GIVEN DATA:
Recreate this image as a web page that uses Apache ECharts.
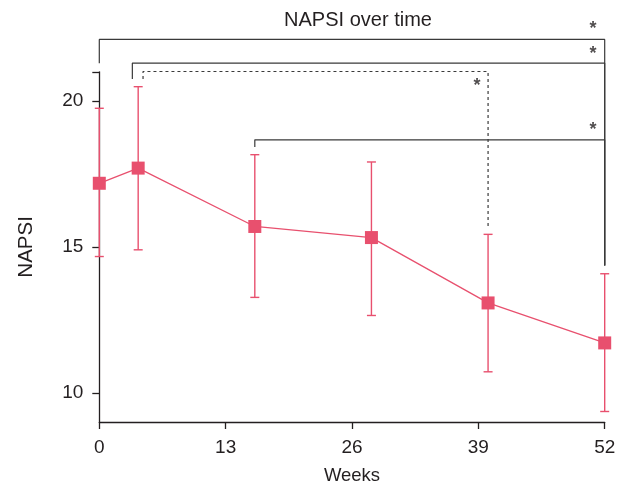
<!DOCTYPE html>
<html><head><meta charset="utf-8">
<script src="https://cdn.jsdelivr.net/npm/echarts@6/dist/echarts.min.js"></script>
<style>html,body{margin:0;padding:0;background:#fff}#c{width:630px;height:490px}</style>
</head><body><div id="c"></div>
<script>
const weeks = [0, 4, 16, 28, 40, 52];
const napsiMean = [17.18, 17.70, 15.70, 15.32, 13.08, 11.71];
const napsiLow = [14.67, 14.90, 13.27, 12.65, 10.72, 9.36];
const napsiHigh = [19.75, 20.49, 18.16, 17.91, 15.43, 14.08];
const xTicks = [0, 13, 26, 39, 52];
const yTicks = [10, 15, 20];
const yExtraTick = [21];
// significance brackets
const bracketFrom = [0, 3.4, 16, 4.5];
const bracketTo = [52, 52, 52, 40];
const bracketTop = [22.11, 21.30, 18.67, 21.01];
const bracketLeftEnd = [21.29, 20.75, 18.42, 20.75];
const bracketRightEnd = [14.36, 14.36, 14.36, 15.70];
const bracketDashed = [false, false, false, true];
const starWeek = [50.8, 50.8, 50.8, 38.86];
const starValue = [22.57, 21.72, 19.12, 20.63];

const FONT = 'Liberation Sans, Arial, Helvetica, sans-serif';
const RED = '#E8506E';
const DARK = '#231F20';

const chart = echarts.init(document.getElementById('c'), null, {renderer: 'canvas'});

const bracketSeries = bracketFrom.map((f, i) => ({
  type: 'line',
  silent: true,
  clip: false,
  symbol: 'none',
  z: 1,
  lineStyle: {color: '#3a3a3a', width: 1.2, type: bracketDashed[i] ? [3, 3] : 'solid'},
  data: [[f, bracketLeftEnd[i]], [f, bracketTop[i]], [bracketTo[i], bracketTop[i]], [bracketTo[i], bracketRightEnd[i]]]
}));

const option = {
  animation: false,
  backgroundColor: '#fff',
  title: {
    text: 'NAPSI over time',
    left: 353,
    top: 5,
    textAlign: 'center',
    textStyle: {fontFamily: FONT, fontSize: 20, fontWeight: 'normal', color: DARK}
  },
  grid: {left: 99.3, right: 25.3, top: 71.8, bottom: 67.4, containLabel: false},
  xAxis: {
    type: 'value', min: 0, max: 52, interval: 13,
    name: 'Weeks', nameLocation: 'middle', nameGap: 44,
    nameTextStyle: {fontFamily: FONT, fontSize: 18.5, color: DARK},
    axisLine: {show: true, lineStyle: {color: DARK, width: 1.3}},
    axisTick: {show: true, length: 7, lineStyle: {color: DARK, width: 1.3}},
    axisLabel: {fontFamily: FONT, fontSize: 19, color: DARK, margin: 16, customValues: xTicks},
    splitLine: {show: false}
  },
  yAxis: {
    type: 'value', min: 9, max: 21, interval: 1,
    name: 'NAPSI', nameLocation: 'middle', nameGap: 62,
    nameTextStyle: {fontFamily: FONT, fontSize: 20.5, color: DARK},
    axisLine: {show: true, lineStyle: {color: DARK, width: 1.3}},
    axisTick: {show: true, length: 7, lineStyle: {color: DARK, width: 1.3}, customValues: yTicks.concat(yExtraTick)},
    axisLabel: {fontFamily: FONT, fontSize: 19, color: DARK, margin: 16, customValues: yTicks},
    splitLine: {show: false}
  },
  series: bracketSeries.concat([
    {
      type: 'custom',
      silent: true,
      z: 3,
      clip: false,
      data: weeks.map((w, i) => [w, napsiLow[i], napsiHigh[i]]),
      renderItem: function (params, api) {
        const lo = api.coord([api.value(0), api.value(1)]);
        const hi = api.coord([api.value(0), api.value(2)]);
        const hw = 4.5;
        const st = {stroke: RED, lineWidth: 1.4};
        return {type: 'group', children: [
          {type: 'line', shape: {x1: lo[0], y1: lo[1], x2: hi[0], y2: hi[1]}, style: st},
          {type: 'line', shape: {x1: lo[0] - hw, y1: lo[1], x2: lo[0] + hw, y2: lo[1]}, style: st},
          {type: 'line', shape: {x1: hi[0] - hw, y1: hi[1], x2: hi[0] + hw, y2: hi[1]}, style: st}
        ]};
      }
    },
    {
      type: 'line',
      silent: true,
      z: 4,
      clip: false,
      data: weeks.map((w, i) => [w, napsiMean[i]]),
      symbol: 'rect',
      symbolSize: 13,
      showAllSymbol: true,
      lineStyle: {color: RED, width: 1.3},
      itemStyle: {color: RED}
    },
    {
      type: 'scatter',
      silent: true,
      clip: false,
      z: 5,
      symbol: 'circle',
      symbolSize: 0,
      data: starWeek.map((w, i) => [w, starValue[i]]),
      label: {
        show: true, position: 'inside', formatter: '*',
        fontFamily: FONT, fontSize: 18, fontWeight: 'bold', color: DARK, offset: [0, 3]
      }
    }
  ])
};
chart.setOption(option);
</script>
</body></html>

EXERCISE DETAILS:
Omit the pictures, then output the rest of the listing exactly.

CORRECT OUTPUT:
Recreate this image as a web page that uses Apache ECharts.
<!DOCTYPE html>
<html><head><meta charset="utf-8">
<script src="https://cdn.jsdelivr.net/npm/echarts@6/dist/echarts.min.js"></script>
<style>html,body{margin:0;padding:0;background:#fff}#c{width:630px;height:490px}</style>
</head><body><div id="c"></div>
<script>
const weeks = [0, 4, 16, 28, 40, 52];
const napsiMean = [17.18, 17.70, 15.70, 15.32, 13.08, 11.71];
const napsiLow = [14.67, 14.90, 13.27, 12.65, 10.72, 9.36];
const napsiHigh = [19.75, 20.49, 18.16, 17.91, 15.43, 14.08];
const xTicks = [0, 13, 26, 39, 52];
const yTicks = [10, 15, 20];
const yExtraTick = [21];
// significance brackets
const bracketFrom = [0, 3.4, 16, 4.5];
const bracketTo = [52, 52, 52, 40];
const bracketTop = [22.11, 21.30, 18.67, 21.01];
const bracketLeftEnd = [21.29, 20.75, 18.42, 20.75];
const bracketRightEnd = [14.36, 14.36, 14.36, 15.70];
const bracketDashed = [false, false, false, true];
const starWeek = [50.8, 50.8, 50.8, 38.86];
const starValue = [22.57, 21.72, 19.12, 20.63];

const FONT = 'Liberation Sans, Arial, Helvetica, sans-serif';
const RED = '#E8506E';
const DARK = '#231F20';

const chart = echarts.init(document.getElementById('c'), null, {renderer: 'canvas'});

const bracketSeries = bracketFrom.map((f, i) => ({
  type: 'line',
  silent: true,
  clip: false,
  symbol: 'none',
  z: 1,
  lineStyle: {color: '#3a3a3a', width: 1.2, type: bracketDashed[i] ? [3, 3] : 'solid'},
  data: [[f, bracketLeftEnd[i]], [f, bracketTop[i]], [bracketTo[i], bracketTop[i]], [bracketTo[i], bracketRightEnd[i]]]
}));

const option = {
  animation: false,
  backgroundColor: '#fff',
  title: {
    text: 'NAPSI over time',
    left: 353,
    top: 5,
    textAlign: 'center',
    textStyle: {fontFamily: FONT, fontSize: 20, fontWeight: 'normal', color: DARK}
  },
  grid: {left: 99.3, right: 25.3, top: 71.8, bottom: 67.4, containLabel: false},
  xAxis: {
    type: 'value', min: 0, max: 52, interval: 13,
    name: 'Weeks', nameLocation: 'middle', nameGap: 44,
    nameTextStyle: {fontFamily: FONT, fontSize: 18.5, color: DARK},
    axisLine: {show: true, lineStyle: {color: DARK, width: 1.3}},
    axisTick: {show: true, length: 7, lineStyle: {color: DARK, width: 1.3}},
    axisLabel: {fontFamily: FONT, fontSize: 19, color: DARK, margin: 16, customValues: xTicks},
    splitLine: {show: false}
  },
  yAxis: {
    type: 'value', min: 9, max: 21, interval: 1,
    name: 'NAPSI', nameLocation: 'middle', nameGap: 62,
    nameTextStyle: {fontFamily: FONT, fontSize: 20.5, color: DARK},
    axisLine: {show: true, lineStyle: {color: DARK, width: 1.3}},
    axisTick: {show: true, length: 7, lineStyle: {color: DARK, width: 1.3}, customValues: yTicks.concat(yExtraTick)},
    axisLabel: {fontFamily: FONT, fontSize: 19, color: DARK, margin: 16, customValues: yTicks},
    splitLine: {show: false}
  },
  series: bracketSeries.concat([
    {
      type: 'custom',
      silent: true,
      z: 3,
      clip: false,
      data: weeks.map((w, i) => [w, napsiLow[i], napsiHigh[i]]),
      renderItem: function (params, api) {
        const lo = api.coord([api.value(0), api.value(1)]);
        const hi = api.coord([api.value(0), api.value(2)]);
        const hw = 4.5;
        const st = {stroke: RED, lineWidth: 1.4};
        return {type: 'group', children: [
          {type: 'line', shape: {x1: lo[0], y1: lo[1], x2: hi[0], y2: hi[1]}, style: st},
          {type: 'line', shape: {x1: lo[0] - hw, y1: lo[1], x2: lo[0] + hw, y2: lo[1]}, style: st},
          {type: 'line', shape: {x1: hi[0] - hw, y1: hi[1], x2: hi[0] + hw, y2: hi[1]}, style: st}
        ]};
      }
    },
    {
      type: 'line',
      silent: true,
      z: 4,
      clip: false,
      data: weeks.map((w, i) => [w, napsiMean[i]]),
      symbol: 'rect',
      symbolSize: 13,
      showAllSymbol: true,
      lineStyle: {color: RED, width: 1.3},
      itemStyle: {color: RED}
    },
    {
      type: 'scatter',
      silent: true,
      clip: false,
      z: 5,
      symbol: 'circle',
      symbolSize: 0,
      data: starWeek.map((w, i) => [w, starValue[i]]),
      label: {
        show: true, position: 'inside', formatter: '*',
        fontFamily: FONT, fontSize: 18, fontWeight: 'bold', color: DARK, offset: [0, 3]
      }
    }
  ])
};
chart.setOption(option);
</script>
</body></html>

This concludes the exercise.